Marcel Proust, Time Regained, pp. 1075-1076

Proust, per usual, sharing some truth. As part of a discussion with Odette, who is reflecting up both M. de Guermantes and Charles Swann, Marcel thinks about the dangers posed and pleasures provided by women who are "not our type."  He writes:

"We are not wary of women who are "not our type," we let them love us, and if, subsequently, we come to love them we love them a hundred times more than we love other women, without even enjoying in their arms the satisfaction of assuaged desire."

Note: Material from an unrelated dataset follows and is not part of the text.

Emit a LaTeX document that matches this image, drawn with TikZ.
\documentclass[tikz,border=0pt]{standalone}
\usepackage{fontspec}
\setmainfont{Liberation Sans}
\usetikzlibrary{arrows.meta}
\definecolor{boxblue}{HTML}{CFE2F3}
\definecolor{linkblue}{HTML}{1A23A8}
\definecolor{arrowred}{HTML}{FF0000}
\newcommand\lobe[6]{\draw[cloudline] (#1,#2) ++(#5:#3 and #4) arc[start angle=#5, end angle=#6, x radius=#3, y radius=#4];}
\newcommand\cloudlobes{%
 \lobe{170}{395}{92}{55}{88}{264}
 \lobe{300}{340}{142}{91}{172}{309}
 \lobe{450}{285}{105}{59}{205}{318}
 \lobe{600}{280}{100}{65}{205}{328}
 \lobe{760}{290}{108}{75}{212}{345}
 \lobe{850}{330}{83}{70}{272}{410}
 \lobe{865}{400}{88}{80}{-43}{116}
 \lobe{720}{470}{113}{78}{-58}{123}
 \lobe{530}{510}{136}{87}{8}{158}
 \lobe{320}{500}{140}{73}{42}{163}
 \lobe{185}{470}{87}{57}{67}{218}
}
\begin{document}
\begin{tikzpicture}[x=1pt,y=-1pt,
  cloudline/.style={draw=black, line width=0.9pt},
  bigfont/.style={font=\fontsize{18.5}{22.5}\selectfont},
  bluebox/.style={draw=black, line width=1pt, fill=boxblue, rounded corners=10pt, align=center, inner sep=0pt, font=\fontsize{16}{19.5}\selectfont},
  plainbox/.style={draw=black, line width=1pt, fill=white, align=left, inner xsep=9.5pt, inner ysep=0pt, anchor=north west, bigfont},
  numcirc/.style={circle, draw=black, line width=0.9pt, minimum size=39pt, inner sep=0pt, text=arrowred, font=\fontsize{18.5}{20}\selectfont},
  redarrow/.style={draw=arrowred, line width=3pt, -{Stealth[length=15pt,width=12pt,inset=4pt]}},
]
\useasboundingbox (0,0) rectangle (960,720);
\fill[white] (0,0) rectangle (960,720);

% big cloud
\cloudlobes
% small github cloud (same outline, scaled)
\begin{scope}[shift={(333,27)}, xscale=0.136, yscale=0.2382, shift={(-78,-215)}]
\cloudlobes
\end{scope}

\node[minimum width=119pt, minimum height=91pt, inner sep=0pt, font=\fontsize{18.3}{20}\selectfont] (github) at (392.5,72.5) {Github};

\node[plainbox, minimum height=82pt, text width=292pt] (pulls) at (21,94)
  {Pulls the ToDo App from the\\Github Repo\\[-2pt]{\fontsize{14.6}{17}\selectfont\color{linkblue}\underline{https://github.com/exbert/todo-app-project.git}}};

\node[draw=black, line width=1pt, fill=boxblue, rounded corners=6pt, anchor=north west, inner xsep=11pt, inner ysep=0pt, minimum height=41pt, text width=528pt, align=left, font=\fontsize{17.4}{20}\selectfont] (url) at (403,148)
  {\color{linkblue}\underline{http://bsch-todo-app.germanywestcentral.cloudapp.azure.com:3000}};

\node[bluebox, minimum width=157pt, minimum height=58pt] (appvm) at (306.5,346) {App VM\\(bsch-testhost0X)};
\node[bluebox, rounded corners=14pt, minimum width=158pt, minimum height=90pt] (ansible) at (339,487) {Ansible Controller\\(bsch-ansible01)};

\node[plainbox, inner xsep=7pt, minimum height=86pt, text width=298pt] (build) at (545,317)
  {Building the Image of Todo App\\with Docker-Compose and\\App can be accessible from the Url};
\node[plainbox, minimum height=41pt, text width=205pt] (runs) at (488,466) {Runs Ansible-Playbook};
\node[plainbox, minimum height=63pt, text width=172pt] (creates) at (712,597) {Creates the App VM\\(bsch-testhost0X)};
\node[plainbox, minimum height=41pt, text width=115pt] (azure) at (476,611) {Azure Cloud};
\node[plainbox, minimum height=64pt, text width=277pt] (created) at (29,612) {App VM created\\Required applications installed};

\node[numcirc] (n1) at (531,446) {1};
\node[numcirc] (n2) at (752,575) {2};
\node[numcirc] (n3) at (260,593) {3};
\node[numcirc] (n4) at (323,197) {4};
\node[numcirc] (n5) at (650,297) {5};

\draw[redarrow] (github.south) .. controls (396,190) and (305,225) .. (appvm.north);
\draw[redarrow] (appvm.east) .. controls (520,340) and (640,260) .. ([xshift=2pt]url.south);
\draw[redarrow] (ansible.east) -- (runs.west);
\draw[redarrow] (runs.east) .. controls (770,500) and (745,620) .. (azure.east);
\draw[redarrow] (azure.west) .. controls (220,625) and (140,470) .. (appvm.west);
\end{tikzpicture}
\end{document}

I can only think of the LBG, who was definitely not my type, just as I was definitely not her type, and yet somehow we fell in love, and, as I've said, I think we were as generally serenely happy on a day to day basis as any relationship I've ever had; but in the end we could not get out of each other's way.  I think these loves do sneak up on you because you go into them not considering that you might actually fall in love with that person.  Actually, having nothing in common allows you to create an entirely new universe, as compared to relying upon what brought you together in the first place.  The LBG was (no doubt is) beautiful, but she wasn't the classic Scudder dark European actress with terrible secrets look that I love, and which is so famous/infamous.  What we had in common was that we desired/liked/loved each other, which, oddly, I guess did make each of us the other's type.  Oh, she did really like Neil Young and bad monster movies, so it's not as if we had nothing in common.